● **EXERCISE BRIEF**: Please give the data below again in full, exactly as it stands.

● **PROVIDED INFORMATION**:

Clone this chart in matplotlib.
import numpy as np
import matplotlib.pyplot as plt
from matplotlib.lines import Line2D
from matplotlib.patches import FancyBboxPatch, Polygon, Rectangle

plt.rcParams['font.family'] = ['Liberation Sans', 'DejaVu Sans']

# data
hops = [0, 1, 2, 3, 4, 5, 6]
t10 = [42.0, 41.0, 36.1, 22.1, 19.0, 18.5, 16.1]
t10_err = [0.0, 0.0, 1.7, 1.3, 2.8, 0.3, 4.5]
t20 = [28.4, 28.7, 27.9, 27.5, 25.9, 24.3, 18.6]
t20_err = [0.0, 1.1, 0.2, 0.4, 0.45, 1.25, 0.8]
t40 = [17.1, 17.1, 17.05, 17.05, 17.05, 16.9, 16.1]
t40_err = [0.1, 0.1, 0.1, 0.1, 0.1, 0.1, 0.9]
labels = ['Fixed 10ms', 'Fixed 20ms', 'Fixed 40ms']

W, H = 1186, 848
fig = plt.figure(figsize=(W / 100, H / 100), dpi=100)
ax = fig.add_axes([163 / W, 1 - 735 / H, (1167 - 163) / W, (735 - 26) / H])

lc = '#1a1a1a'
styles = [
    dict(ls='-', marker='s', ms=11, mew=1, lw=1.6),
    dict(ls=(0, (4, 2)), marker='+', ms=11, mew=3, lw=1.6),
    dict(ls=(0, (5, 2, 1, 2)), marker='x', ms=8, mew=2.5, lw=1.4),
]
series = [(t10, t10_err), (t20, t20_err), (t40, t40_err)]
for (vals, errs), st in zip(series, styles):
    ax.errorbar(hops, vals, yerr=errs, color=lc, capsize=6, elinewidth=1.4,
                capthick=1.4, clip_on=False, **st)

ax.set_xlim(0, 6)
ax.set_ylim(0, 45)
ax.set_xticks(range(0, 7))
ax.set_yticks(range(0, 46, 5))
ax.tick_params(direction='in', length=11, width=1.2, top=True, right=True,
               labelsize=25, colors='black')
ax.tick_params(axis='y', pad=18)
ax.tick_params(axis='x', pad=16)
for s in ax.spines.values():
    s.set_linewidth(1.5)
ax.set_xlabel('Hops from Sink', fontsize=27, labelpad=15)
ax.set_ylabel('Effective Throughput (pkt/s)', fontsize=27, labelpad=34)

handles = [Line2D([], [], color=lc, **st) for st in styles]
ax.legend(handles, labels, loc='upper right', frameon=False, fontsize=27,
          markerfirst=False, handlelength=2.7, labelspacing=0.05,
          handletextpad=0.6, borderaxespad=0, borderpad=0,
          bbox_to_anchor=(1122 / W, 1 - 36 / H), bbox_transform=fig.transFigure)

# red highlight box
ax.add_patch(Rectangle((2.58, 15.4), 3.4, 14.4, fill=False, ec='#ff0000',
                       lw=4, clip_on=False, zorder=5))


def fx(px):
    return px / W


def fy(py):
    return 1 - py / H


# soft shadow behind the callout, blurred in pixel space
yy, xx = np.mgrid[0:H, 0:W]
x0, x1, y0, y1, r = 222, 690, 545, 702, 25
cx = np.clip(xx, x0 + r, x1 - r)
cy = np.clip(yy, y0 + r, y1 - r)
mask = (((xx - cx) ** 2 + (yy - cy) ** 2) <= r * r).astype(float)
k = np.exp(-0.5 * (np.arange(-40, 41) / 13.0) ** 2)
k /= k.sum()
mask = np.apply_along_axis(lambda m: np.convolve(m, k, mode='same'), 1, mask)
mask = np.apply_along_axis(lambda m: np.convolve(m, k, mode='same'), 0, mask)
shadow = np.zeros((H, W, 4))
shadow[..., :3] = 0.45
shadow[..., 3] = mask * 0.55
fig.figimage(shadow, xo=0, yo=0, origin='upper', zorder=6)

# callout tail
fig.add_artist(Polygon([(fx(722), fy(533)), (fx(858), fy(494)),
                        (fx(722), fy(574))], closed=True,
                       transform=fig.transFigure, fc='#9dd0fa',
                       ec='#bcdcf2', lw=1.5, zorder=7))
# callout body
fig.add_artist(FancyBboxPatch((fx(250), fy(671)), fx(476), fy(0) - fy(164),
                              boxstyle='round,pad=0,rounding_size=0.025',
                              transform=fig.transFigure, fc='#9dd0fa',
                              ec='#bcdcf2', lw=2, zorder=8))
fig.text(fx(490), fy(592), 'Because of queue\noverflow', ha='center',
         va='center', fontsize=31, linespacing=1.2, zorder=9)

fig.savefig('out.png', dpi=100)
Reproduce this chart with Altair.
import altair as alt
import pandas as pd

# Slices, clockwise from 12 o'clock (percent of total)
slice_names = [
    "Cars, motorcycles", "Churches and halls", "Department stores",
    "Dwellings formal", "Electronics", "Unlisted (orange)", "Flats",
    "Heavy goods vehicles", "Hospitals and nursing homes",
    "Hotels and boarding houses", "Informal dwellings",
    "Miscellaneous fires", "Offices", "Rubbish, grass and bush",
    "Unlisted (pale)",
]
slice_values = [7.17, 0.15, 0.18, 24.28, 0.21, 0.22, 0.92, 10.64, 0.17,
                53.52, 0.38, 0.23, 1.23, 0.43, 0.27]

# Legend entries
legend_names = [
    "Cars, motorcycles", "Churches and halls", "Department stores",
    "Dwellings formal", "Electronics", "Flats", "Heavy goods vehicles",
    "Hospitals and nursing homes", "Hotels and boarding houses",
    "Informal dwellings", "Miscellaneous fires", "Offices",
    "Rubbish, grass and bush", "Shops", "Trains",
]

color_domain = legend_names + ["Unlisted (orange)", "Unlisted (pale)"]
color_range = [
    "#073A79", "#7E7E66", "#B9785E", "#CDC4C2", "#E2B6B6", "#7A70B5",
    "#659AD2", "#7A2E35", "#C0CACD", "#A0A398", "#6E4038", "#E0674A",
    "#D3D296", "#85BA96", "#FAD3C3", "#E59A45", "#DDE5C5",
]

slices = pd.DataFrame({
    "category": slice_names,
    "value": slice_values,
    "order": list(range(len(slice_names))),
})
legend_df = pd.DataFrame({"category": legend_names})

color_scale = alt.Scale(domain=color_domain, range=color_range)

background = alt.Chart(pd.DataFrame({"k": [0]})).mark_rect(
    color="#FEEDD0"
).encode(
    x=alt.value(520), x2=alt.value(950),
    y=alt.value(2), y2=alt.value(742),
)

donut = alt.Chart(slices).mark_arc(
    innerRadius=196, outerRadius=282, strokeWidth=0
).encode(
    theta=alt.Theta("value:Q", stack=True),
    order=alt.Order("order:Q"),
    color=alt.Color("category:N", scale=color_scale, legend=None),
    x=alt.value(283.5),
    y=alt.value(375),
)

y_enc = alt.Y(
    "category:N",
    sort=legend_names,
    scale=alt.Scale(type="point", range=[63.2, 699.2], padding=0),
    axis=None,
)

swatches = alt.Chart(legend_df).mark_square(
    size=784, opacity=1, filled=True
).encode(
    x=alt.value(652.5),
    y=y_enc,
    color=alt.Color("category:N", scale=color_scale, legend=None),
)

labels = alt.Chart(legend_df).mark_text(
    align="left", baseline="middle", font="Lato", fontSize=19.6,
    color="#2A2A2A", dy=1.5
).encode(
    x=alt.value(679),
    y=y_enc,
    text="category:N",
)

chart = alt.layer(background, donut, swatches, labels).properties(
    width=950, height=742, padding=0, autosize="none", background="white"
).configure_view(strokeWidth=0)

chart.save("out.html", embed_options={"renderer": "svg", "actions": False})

● **SOLUTION FOR THIS EXERCISE**:
Clone this chart in matplotlib.
import numpy as np
import matplotlib.pyplot as plt
from matplotlib.lines import Line2D
from matplotlib.patches import FancyBboxPatch, Polygon, Rectangle

plt.rcParams['font.family'] = ['Liberation Sans', 'DejaVu Sans']

# data
hops = [0, 1, 2, 3, 4, 5, 6]
t10 = [42.0, 41.0, 36.1, 22.1, 19.0, 18.5, 16.1]
t10_err = [0.0, 0.0, 1.7, 1.3, 2.8, 0.3, 4.5]
t20 = [28.4, 28.7, 27.9, 27.5, 25.9, 24.3, 18.6]
t20_err = [0.0, 1.1, 0.2, 0.4, 0.45, 1.25, 0.8]
t40 = [17.1, 17.1, 17.05, 17.05, 17.05, 16.9, 16.1]
t40_err = [0.1, 0.1, 0.1, 0.1, 0.1, 0.1, 0.9]
labels = ['Fixed 10ms', 'Fixed 20ms', 'Fixed 40ms']

W, H = 1186, 848
fig = plt.figure(figsize=(W / 100, H / 100), dpi=100)
ax = fig.add_axes([163 / W, 1 - 735 / H, (1167 - 163) / W, (735 - 26) / H])

lc = '#1a1a1a'
styles = [
    dict(ls='-', marker='s', ms=11, mew=1, lw=1.6),
    dict(ls=(0, (4, 2)), marker='+', ms=11, mew=3, lw=1.6),
    dict(ls=(0, (5, 2, 1, 2)), marker='x', ms=8, mew=2.5, lw=1.4),
]
series = [(t10, t10_err), (t20, t20_err), (t40, t40_err)]
for (vals, errs), st in zip(series, styles):
    ax.errorbar(hops, vals, yerr=errs, color=lc, capsize=6, elinewidth=1.4,
                capthick=1.4, clip_on=False, **st)

ax.set_xlim(0, 6)
ax.set_ylim(0, 45)
ax.set_xticks(range(0, 7))
ax.set_yticks(range(0, 46, 5))
ax.tick_params(direction='in', length=11, width=1.2, top=True, right=True,
               labelsize=25, colors='black')
ax.tick_params(axis='y', pad=18)
ax.tick_params(axis='x', pad=16)
for s in ax.spines.values():
    s.set_linewidth(1.5)
ax.set_xlabel('Hops from Sink', fontsize=27, labelpad=15)
ax.set_ylabel('Effective Throughput (pkt/s)', fontsize=27, labelpad=34)

handles = [Line2D([], [], color=lc, **st) for st in styles]
ax.legend(handles, labels, loc='upper right', frameon=False, fontsize=27,
          markerfirst=False, handlelength=2.7, labelspacing=0.05,
          handletextpad=0.6, borderaxespad=0, borderpad=0,
          bbox_to_anchor=(1122 / W, 1 - 36 / H), bbox_transform=fig.transFigure)

# red highlight box
ax.add_patch(Rectangle((2.58, 15.4), 3.4, 14.4, fill=False, ec='#ff0000',
                       lw=4, clip_on=False, zorder=5))


def fx(px):
    return px / W


def fy(py):
    return 1 - py / H


# soft shadow behind the callout, blurred in pixel space
yy, xx = np.mgrid[0:H, 0:W]
x0, x1, y0, y1, r = 222, 690, 545, 702, 25
cx = np.clip(xx, x0 + r, x1 - r)
cy = np.clip(yy, y0 + r, y1 - r)
mask = (((xx - cx) ** 2 + (yy - cy) ** 2) <= r * r).astype(float)
k = np.exp(-0.5 * (np.arange(-40, 41) / 13.0) ** 2)
k /= k.sum()
mask = np.apply_along_axis(lambda m: np.convolve(m, k, mode='same'), 1, mask)
mask = np.apply_along_axis(lambda m: np.convolve(m, k, mode='same'), 0, mask)
shadow = np.zeros((H, W, 4))
shadow[..., :3] = 0.45
shadow[..., 3] = mask * 0.55
fig.figimage(shadow, xo=0, yo=0, origin='upper', zorder=6)

# callout tail
fig.add_artist(Polygon([(fx(722), fy(533)), (fx(858), fy(494)),
                        (fx(722), fy(574))], closed=True,
                       transform=fig.transFigure, fc='#9dd0fa',
                       ec='#bcdcf2', lw=1.5, zorder=7))
# callout body
fig.add_artist(FancyBboxPatch((fx(250), fy(671)), fx(476), fy(0) - fy(164),
                              boxstyle='round,pad=0,rounding_size=0.025',
                              transform=fig.transFigure, fc='#9dd0fa',
                              ec='#bcdcf2', lw=2, zorder=8))
fig.text(fx(490), fy(592), 'Because of queue\noverflow', ha='center',
         va='center', fontsize=31, linespacing=1.2, zorder=9)

fig.savefig('out.png', dpi=100)
Reproduce this chart with Altair.
import altair as alt
import pandas as pd

# Slices, clockwise from 12 o'clock (percent of total)
slice_names = [
    "Cars, motorcycles", "Churches and halls", "Department stores",
    "Dwellings formal", "Electronics", "Unlisted (orange)", "Flats",
    "Heavy goods vehicles", "Hospitals and nursing homes",
    "Hotels and boarding houses", "Informal dwellings",
    "Miscellaneous fires", "Offices", "Rubbish, grass and bush",
    "Unlisted (pale)",
]
slice_values = [7.17, 0.15, 0.18, 24.28, 0.21, 0.22, 0.92, 10.64, 0.17,
                53.52, 0.38, 0.23, 1.23, 0.43, 0.27]

# Legend entries
legend_names = [
    "Cars, motorcycles", "Churches and halls", "Department stores",
    "Dwellings formal", "Electronics", "Flats", "Heavy goods vehicles",
    "Hospitals and nursing homes", "Hotels and boarding houses",
    "Informal dwellings", "Miscellaneous fires", "Offices",
    "Rubbish, grass and bush", "Shops", "Trains",
]

color_domain = legend_names + ["Unlisted (orange)", "Unlisted (pale)"]
color_range = [
    "#073A79", "#7E7E66", "#B9785E", "#CDC4C2", "#E2B6B6", "#7A70B5",
    "#659AD2", "#7A2E35", "#C0CACD", "#A0A398", "#6E4038", "#E0674A",
    "#D3D296", "#85BA96", "#FAD3C3", "#E59A45", "#DDE5C5",
]

slices = pd.DataFrame({
    "category": slice_names,
    "value": slice_values,
    "order": list(range(len(slice_names))),
})
legend_df = pd.DataFrame({"category": legend_names})

color_scale = alt.Scale(domain=color_domain, range=color_range)

background = alt.Chart(pd.DataFrame({"k": [0]})).mark_rect(
    color="#FEEDD0"
).encode(
    x=alt.value(520), x2=alt.value(950),
    y=alt.value(2), y2=alt.value(742),
)

donut = alt.Chart(slices).mark_arc(
    innerRadius=196, outerRadius=282, strokeWidth=0
).encode(
    theta=alt.Theta("value:Q", stack=True),
    order=alt.Order("order:Q"),
    color=alt.Color("category:N", scale=color_scale, legend=None),
    x=alt.value(283.5),
    y=alt.value(375),
)

y_enc = alt.Y(
    "category:N",
    sort=legend_names,
    scale=alt.Scale(type="point", range=[63.2, 699.2], padding=0),
    axis=None,
)

swatches = alt.Chart(legend_df).mark_square(
    size=784, opacity=1, filled=True
).encode(
    x=alt.value(652.5),
    y=y_enc,
    color=alt.Color("category:N", scale=color_scale, legend=None),
)

labels = alt.Chart(legend_df).mark_text(
    align="left", baseline="middle", font="Lato", fontSize=19.6,
    color="#2A2A2A", dy=1.5
).encode(
    x=alt.value(679),
    y=y_enc,
    text="category:N",
)

chart = alt.layer(background, donut, swatches, labels).properties(
    width=950, height=742, padding=0, autosize="none", background="white"
).configure_view(strokeWidth=0)

chart.save("out.html", embed_options={"renderer": "svg", "actions": False})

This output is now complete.